É inacreditável. Em uma manhã ensolarada de Buenos Aires, um diretor da AFA, sem ter mais o que fazer resolveu puxar o telefone do gancho e discar o número de um modesto time que habita a quinta divisão. O motivo: exigir que o clube endireite a marcação do campo, que mais parece um delírio trigonométrico.
O clube em questão é o Liniers, proprietário do acanhado e insólito estádio Juan Antonio Arias, capacidade para 5 mil pessoas, que fica em San Justo, no brioso partido de LA MATANZA, na Grande Buenos Aires.
A Associação de Futebol Argentina subitamente decidiu que não era mais possível admitir um estádio em que uma trave não fica exatamente na frente da outra e um lado do campo é seis metros mais largo de que o oposto.
O detalhe é que a cancha está assim desde a inauguração, há quase 30 anos. Como as linhas não se endireitaram naturalmente com o passar das décadas, a AFA resolveu mostrar agilidade.
O Liniers já começou as obras para voltar a receber jogos no seu estádio, que também abriga partidas de outros times do descenso argentino.

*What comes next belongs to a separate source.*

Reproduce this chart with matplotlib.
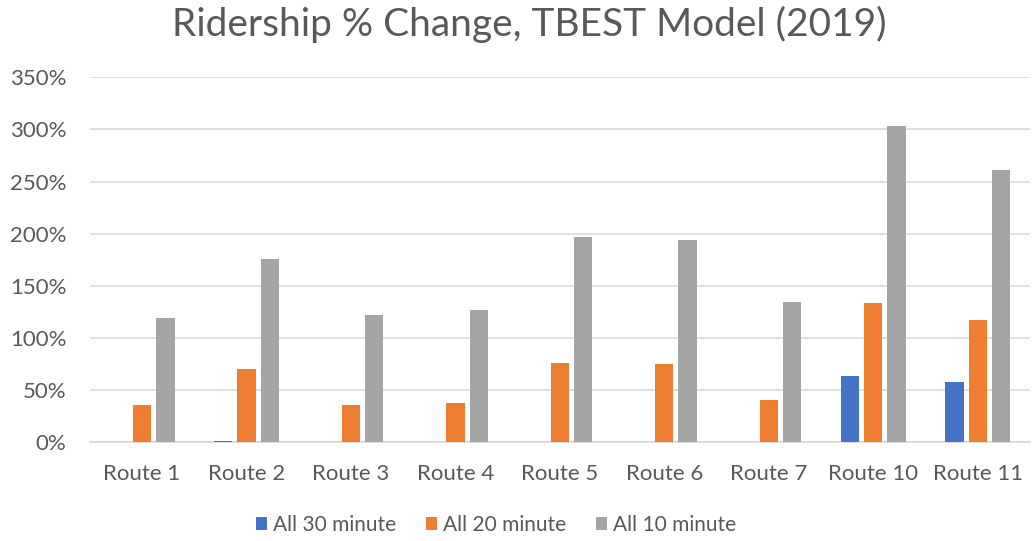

Fundado originalmente no bairro que lhe dá nome, o Liniers foi desalojado de sua primeira casa, na Ciudadela Norte da capital, e precisou comprar uns hectares de terra fora dos limites da cidade, seguindo a rotina de migração de vários clubes porteños.
Segundo o próprio presidente do clube, Marcelo Gómez, falou para o La Nación, eles obviamente tinham noção de que o campo tinha uma disposição geométrica peculiar.
Mas como outros compromissos se mostravam mais urgentes, não viam problema em ter uma goleira praticamente virada para a lateral ou provocar labirintite em algum ponta desavisado correndo gramado a fora.
Porque é bem isto: se um goleiro chuta reto exatamente do seu gol, alguma coisa acontece no meio do caminho e a bola sai pela linha de fundo do arco posto, na linha da pequena área.
Há duas versões para a libertinagem métrica no campo do Liniers.
Uma conta que foi uma tentativa de se aproveitar as partes mais planas do terreno adquirido nos anos 1980, enquanto outra sugere que o campo era torto para que o nascer e o por do sol não atrapalhasse os goleiros nas loucas jornadas do ascenso castelhano.
O presidente lembra que vários cruzamentos costumavam parar dentro do gol, já que os goleiros não tinham qualquer referência, perdidos naquele emaranhado de ângulos lascivos.
E que um tal Silvio Fuentes, canhoto que defendeu o clube, sabedor das peculiaridades da cancha, se lavava de tanto marcar gols olímpicos.
Após todos estes argumentos, impossível encontrar motivos razoáveis para alterar a alma enviesada do estádio, que no mundo do ascenso era simpaticamente conhecido como “la cancha de los arcos torcidos”, algo como “o campo das traves tortas.”
Perde o futebol, perde a poesia. Tudo em nome da frígida perfeição matemática e sua palmatória borrifadora de cal.
O valeroso Liniers revelou para o mundo nomes do porte de Blas Giunta, Pablo Michelini e El Ogro Fabiani, mas não fez uso da assimetria de sua cancha para percorrer caminhos mais longos: jamais disputou sequer a segunda divisão.
Seu habitat é a quarta divisão, que frequentou por 51 temporadas e para onde tenta retornar agora – ocupa a segunda colocação e está engatilhado para fazer sua camisa celeste retomar o rumo e voltar à categoria que frequentava até o semestre passado.
Isso se o imperialismo das linhas retas e o statos quo cartesiano permitirem.